Dopo Naissance des pieuvres (Water Lilies) e Tomboy — vincitore del Teddy Award al Festival di Berlino —, Céline Sciamma ha presentato alla sessantasettesima edizione del festival di Cannes nella categoria Quinzaine des Réalisateurs, il suo terzo lungometraggio, Diamente Nero, da subito osannato dalla critica di tutto il mondo, ottenendo quattro candidature ai César e arrivando finalista al Premio Lux del Parlamento Europeo.
Se la traduzione italiana dell’originale Bande de Filles in Diamante nero suscita qualche perplessità, lo stesso si può dire per la versione anglofona: Girlhood, scelta che invita a un confronto immediato — ma non del tutto giustificato — con Boyhood.
Tanto l’opera di Linklater quanto quella della Sciamma sono, per stile narrativo e contenuto, specchio della fascia d’età di cui parlano fin dal titolo — la giovinezza per l’universo maschile e femminile — ma, mentre il regista statunitense racconta una storia abbastanza tipica di crescita e passaggio dall’infanzia all’adolescenza, lo stesso non si può dire per lo spaccato di vita che la sceneggiatrice e film director parigina propone.

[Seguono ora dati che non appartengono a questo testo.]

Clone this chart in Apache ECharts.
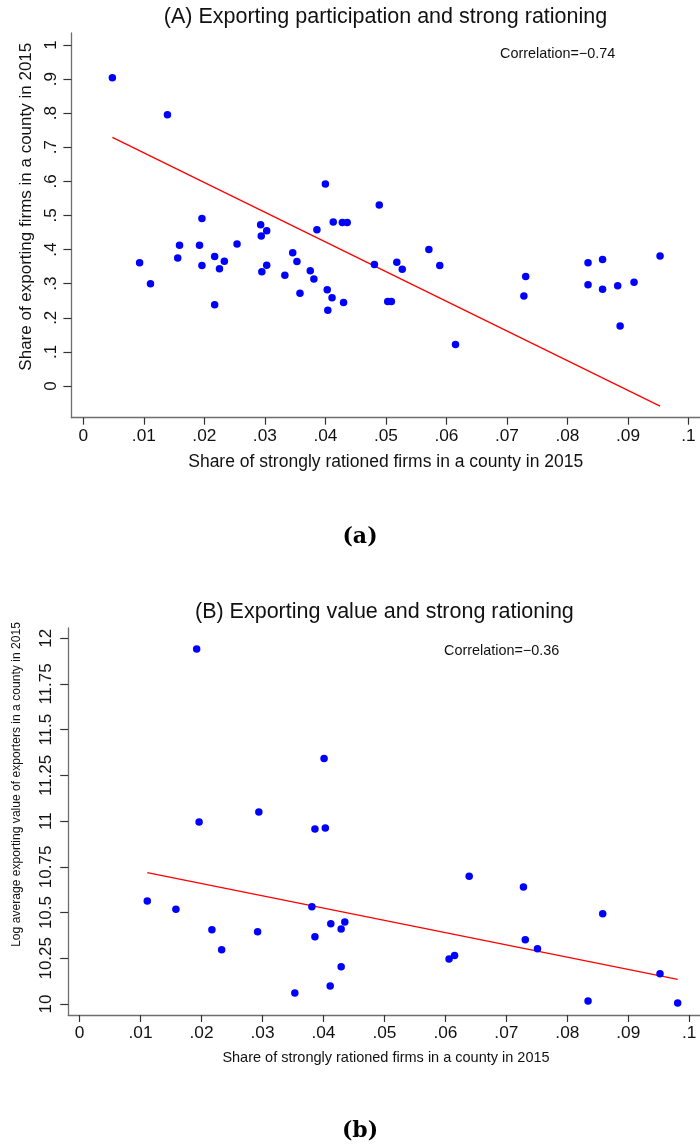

La macchina da presa della Sciamma, senza mai esporsi in virtuosismi registici o particolari tecnicismi, riprende con crudezza e serietà Marieme (Karidja Touré), sedicenne di colore che vive con la famiglia — una madre assente, un fratello maggiore violento e due sorelle minori da accudire — nella periferia parigina, in un ambiente che ricorda molto i ghetti de L’Odio o de La Schivata.
Emarginata a scuola, oppressa da una situazione famigliare pesante e senza prospettive future soddisfacenti, prova di ambizioni o desideri da realizzate, la giovane si affida alla compagnia di tre coetanee che ai suoi occhi tristi e stanchi appaiono come delle “vincenti”.

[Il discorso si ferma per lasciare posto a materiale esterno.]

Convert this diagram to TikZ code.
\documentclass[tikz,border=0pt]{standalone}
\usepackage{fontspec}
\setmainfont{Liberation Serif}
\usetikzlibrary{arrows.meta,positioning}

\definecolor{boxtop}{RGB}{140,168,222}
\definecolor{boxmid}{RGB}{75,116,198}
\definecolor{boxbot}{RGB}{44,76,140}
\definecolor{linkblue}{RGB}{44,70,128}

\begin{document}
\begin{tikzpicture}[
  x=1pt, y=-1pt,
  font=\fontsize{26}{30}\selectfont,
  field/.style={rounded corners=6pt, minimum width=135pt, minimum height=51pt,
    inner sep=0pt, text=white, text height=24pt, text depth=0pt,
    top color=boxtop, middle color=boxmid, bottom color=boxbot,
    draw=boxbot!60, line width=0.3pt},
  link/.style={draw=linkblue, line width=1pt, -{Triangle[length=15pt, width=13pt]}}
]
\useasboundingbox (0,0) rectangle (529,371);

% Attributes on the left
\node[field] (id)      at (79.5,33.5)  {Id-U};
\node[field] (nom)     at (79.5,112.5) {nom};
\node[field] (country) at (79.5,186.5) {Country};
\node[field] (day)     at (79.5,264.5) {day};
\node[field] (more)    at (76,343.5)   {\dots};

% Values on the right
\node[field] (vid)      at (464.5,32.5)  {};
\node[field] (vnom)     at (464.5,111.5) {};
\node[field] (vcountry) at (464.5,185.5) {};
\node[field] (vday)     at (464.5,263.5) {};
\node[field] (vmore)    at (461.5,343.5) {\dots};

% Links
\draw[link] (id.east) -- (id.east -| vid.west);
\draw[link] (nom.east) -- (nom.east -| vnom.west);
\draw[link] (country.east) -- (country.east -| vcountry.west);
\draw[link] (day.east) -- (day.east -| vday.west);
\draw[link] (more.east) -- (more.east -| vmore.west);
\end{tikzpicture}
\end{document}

Il film, apparentemente semplice nel suo taglio quasi documentaristico, pare ritrarre il tentativo della ragazza di cercare una propria identità nel gruppo sociale e nella tribù. Presente fin dalla primissima scena nella forma di una squadra di football, il gruppo, con le sue regole e i suoi totem, cambierà poi divenendo la famiglia, la compagnia di amiche, fino ad approdare nei tristi esiti dei giri di spaccio di stupefacenti.

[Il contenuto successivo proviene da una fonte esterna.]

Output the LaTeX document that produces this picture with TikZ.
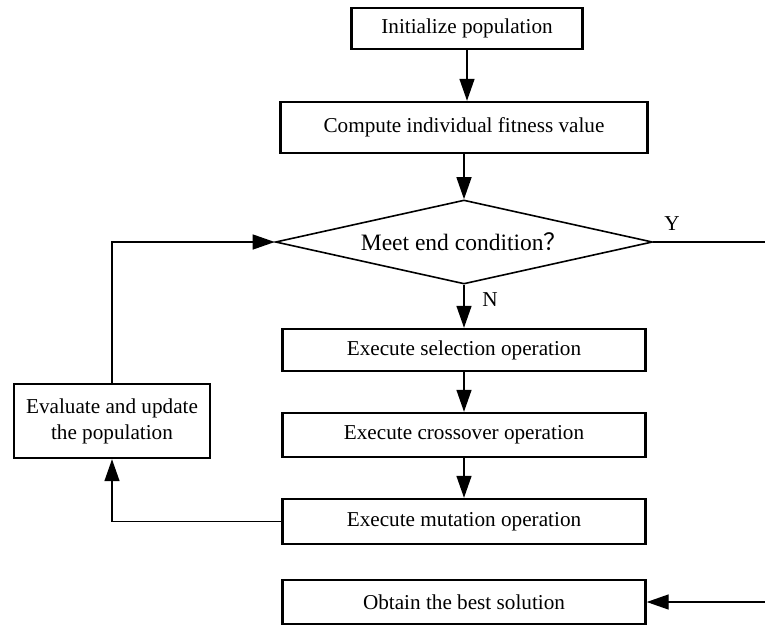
\documentclass[tikz,border=0pt]{standalone}
\usepackage{fontspec}
\setmainfont{Liberation Serif}
\newfontfamily\cjk{Noto Sans CJK SC}
\usetikzlibrary{arrows.meta,shapes.geometric}

\begin{document}
\begin{tikzpicture}[x=1pt,y=-1pt,
    box/.style={draw, line width=2.4pt, inner sep=0pt, align=center,
      font=\fontsize{21.2}{26}\selectfont},
    opbox/.style={box, minimum width=363pt},
    arr/.style={-{Triangle[length=22pt,width=15pt]}, line width=1.4pt},
    lbl/.style={inner sep=0pt, font=\fontsize{21.2}{26}\selectfont}]
  \useasboundingbox (0,0) rectangle (765,625);

  % Main column
  \node[box, minimum width=231pt, minimum height=41pt] (init) at (467,28.5) {Initialize population};
  \node[box, minimum width=367pt, minimum height=51pt] (comp) at (464,127.5) {Compute individual fitness value};
  \node[draw, diamond, aspect=4.5, line width=1.6pt, inner sep=0pt,
    minimum width=377pt, minimum height=84pt,
    font=\fontsize{23.5}{28}\selectfont] (cond) at (464,242) {Meet end condition{\cjk ？}};
  \node[opbox, minimum height=42pt] (sel) at (464,350) {Execute selection operation};
  \node[opbox, minimum height=44pt] (cross) at (464,435) {Execute crossover operation};
  \node[opbox, minimum height=45pt] (mut) at (464,521.5) {Execute mutation operation};
  \node[opbox, minimum height=44pt] (best) at (464,602) {Obtain the best solution};

  % Feedback box
  \node[box, minimum width=196pt, minimum height=74pt] (eval) at (112,421) {Evaluate and update\\the population};

  % Labels
  \node[lbl] (ylab) at (672,224) {Y};
  \node[lbl] (nlab) at (490,300) {N};

  \coordinate (yend) at (765,242);
  \coordinate (bestin) at (765,602);

  % Connectors
  \draw[arr] (init.south) -- (init.south |- comp.north);
  \draw[arr] (comp.south) -- (cond.north);
  \draw[arr] (cond.south) -- (sel.north);
  \draw[arr] (sel) -- (cross);
  \draw[arr] (cross) -- (mut);
  \draw[arr] (mut.west) -| (eval.south);
  \draw[arr] (eval.north) |- (cond.west);
  \draw[line width=1.4pt] (cond.east) -- (yend);
  \draw[arr] (bestin) -- (best.east);
\end{tikzpicture}
\end{document}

La ricerca dell’altro e lo spasmodico bisogno che la giovane nutre di conferma e accettazione, riconoscimento e approvazione, annichilisce qualunque tentativo di resistenza personale, convogliando l’idea che le giovani generazioni siano incapaci di esistere individualmente, ma solo all’interno di un contesto plurale.
Parallelamente, quale marchio di fabbrica della particolarissima filmografia della regista, Marieme esplora i confini della propri personalità cercando di aderire ai modelli della cultura popolare —capelli rigorosamente stirati, vestiti aderenti, fisico filiforme— senza però conformarsi appieno agli usi e costumi propri dell’identità sessuale maschile o femminile: in questo senso la giovane cerca una propria armonia indipendentemente dai modelli comportamentali tipici del gentil sesso.
Le performances recitative delle protagoniste sono sensazionali, specie considerando che per l’attrice principale si è trattato della prima esperienza attoriale, e che le altre sono state scelte nel corso di un casting durato quattro mesi, durante i quali la Sciamma ha incontrato e conosciuto molte giovani che si misurano quotidianamente con la quotidianità che Marieme racconta nel film.
Non da ultimo Diamante nero ha il grande pregio di limitarsi ad accennare alcuni temi socialmente caldi — come il lavoro minorile o l’abbandono scolastico — senza cadere nel melenso, ma suggerendone con delicatezza una possibile declinazione.
Nella sua semplicità narrativa e stilistica —dono raro considerando i virtuosismi che sviliscono gran parte dell’ultima produzione cinematografica—, Céline Sciamma ha donato una vicenda cristallina, della purezza di un diamante. Una vera gioia per gli occhi.